Nobreza do samba do Rio de Janeiro, Paulinho da Viola faz 80 anos com obra perene

Em 26 de junho, foi Gilberto Gil. Em sete de agosto, Caetano Veloso. Em 26 de outubro, Milton Nascimento. Neste sábado, 12 de novembro de 2022, quem faz 80 anos é Paulinho da Viola (Foto/Leo Aversa/Divulgação). Cada um a seu modo, quatro gigantes da música popular brasileira. Todos revelados na segunda metade da década de 1960, na chamada era dos festivais.

Paulinho da Viola é Paulo César Batista de Faria, nascido no Rio de Janeiro, no bairro de Botafogo. O pai, César Faria, era violonista do conjunto Época de Ouro, de Jacob do Bandolim. Paulinho cresceu nas rodas de choro e de samba. O pai não queria que ele fosse músico, história contada na música 14 anos – “Ele então me aconselhou, sambista não tem valor nessa terra de doutor/E seu doutor, o meu pai tinha razão”.

Mas a atração foi irresistível, e a emoção se sobrepôs à razão do pai.

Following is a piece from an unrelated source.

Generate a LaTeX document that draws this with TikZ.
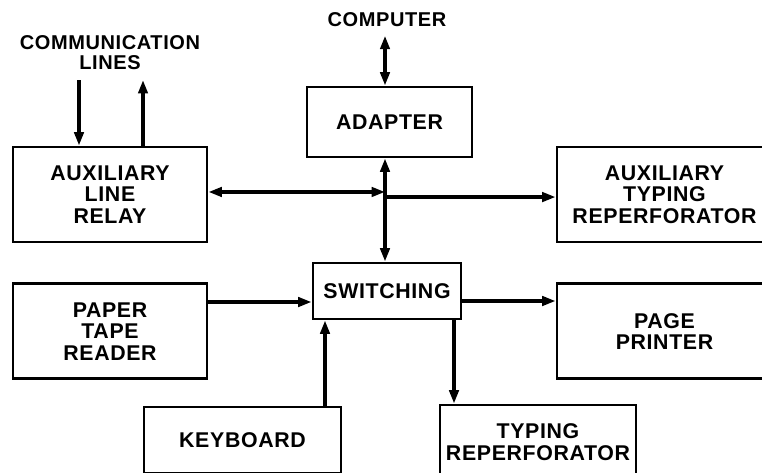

Veio o violão, vieram os grandes sambas do passado, que o rapaz gostava de cantar, veio o Zicartola, e a amizade com Elton Medeiros, e Clementina de Jesus, e o Rosa de Ouro. Paulo César, tímido, muito contido, ganhou, então, um nome artístico e passou a ser chamado de Paulinho da Viola, como nunca mais deixaria de ser.

Tinha o samba. Tinha o choro. Tinha o violão, mas também o cavaquinho. Tinha o amor pela Portela, sua escola, mas também a reverência pela Mangueira de tantos mestres, homenageada em Sei Lá, Mangueira. Os portelenses não podiam reclamar: a escola do coração foi cantada em Foi um Rio que Passou em Minha Vida (“aquele azul não era do céu, nem era do mar”), samba antológico, clássico do repertório do autor.

Paulinho da Viola não é um artista do morro, nem ao menos da Zona Norte. Veio tão da classe média quanto Gil, Caetano e Milton. Mas, diferente desses, nunca se distanciou das matrizes do samba, o gênero que escolheu para dedicar seu trabalho autoral. Talvez um pouco em Sinal Fechado, que, no fundo, embora não pareça, conserva algo do samba. Sinal Fechado, originalíssima, singularíssima, é uma obra-prima do cancioneiro nacional.

O melhor de Paulinho da Viola, em discos, está na série de LPs que, ao longo da década de 1970, gravou na velha Odeon. Nesses álbuns, vamos encontrar seus melhores sambas, seu choros, além do autor que nunca abriu mão de ser também um primoroso intérprete. Gravou de Cartola a Lupicínio Rodrigues, de Chico Buarque a Pixinguinha. De Acontece a Nervos de Aço. De Sonho de um Carnaval a Os Cinco Companheiros.

Seus clássicos? Dança da Solidão ou Pecado Capital. Para um Amor no Recife ou Coração Leviano. Guardei Minha Viola ou Onde a Dor Não Tem Razão. Coisas do Mundo, Minha Nega ou E a Vida Continua. Tudo se Transformou ou Amor à Natureza. Perdoa ou Argumento. Timoneiro ou Eu Canto Samba. Sozinho ou com parceiros, grandes sambas, antológicos sambas.

Paulinho da Viola tem o repertório autoral, o violão preciso, o cavaquinho a puxar sambas e solar choros, a voz ideal para o que produz. Brilha nos estúdios, brilha igualmente nos palcos, onde costuma contar histórias incríveis. Gosta de carros antigos, de sinuca, é marceneiro, teve um namoro discreto com o “partidão”. É um exímio poeta do samba em letras que são verdadeiras crônicas do Rio de Janeiro. Observa o amor, vive o amor, canta o amor.

Para mim, a melhor síntese da sua música está em dois discos que, a rigor, formam um álbum-duplo. Um cantado, Memórias Cantando. O outro instrumental, Memórias Chorando. São menos autorais do que outros discos de Paulinho, mas são retratos fidelíssimos da sua alma de artista. Dizem que Paulinho é um homem muito elegante. É um clichê, mas é a mais absoluta verdade. Elegantíssimo. Por dentro e por fora.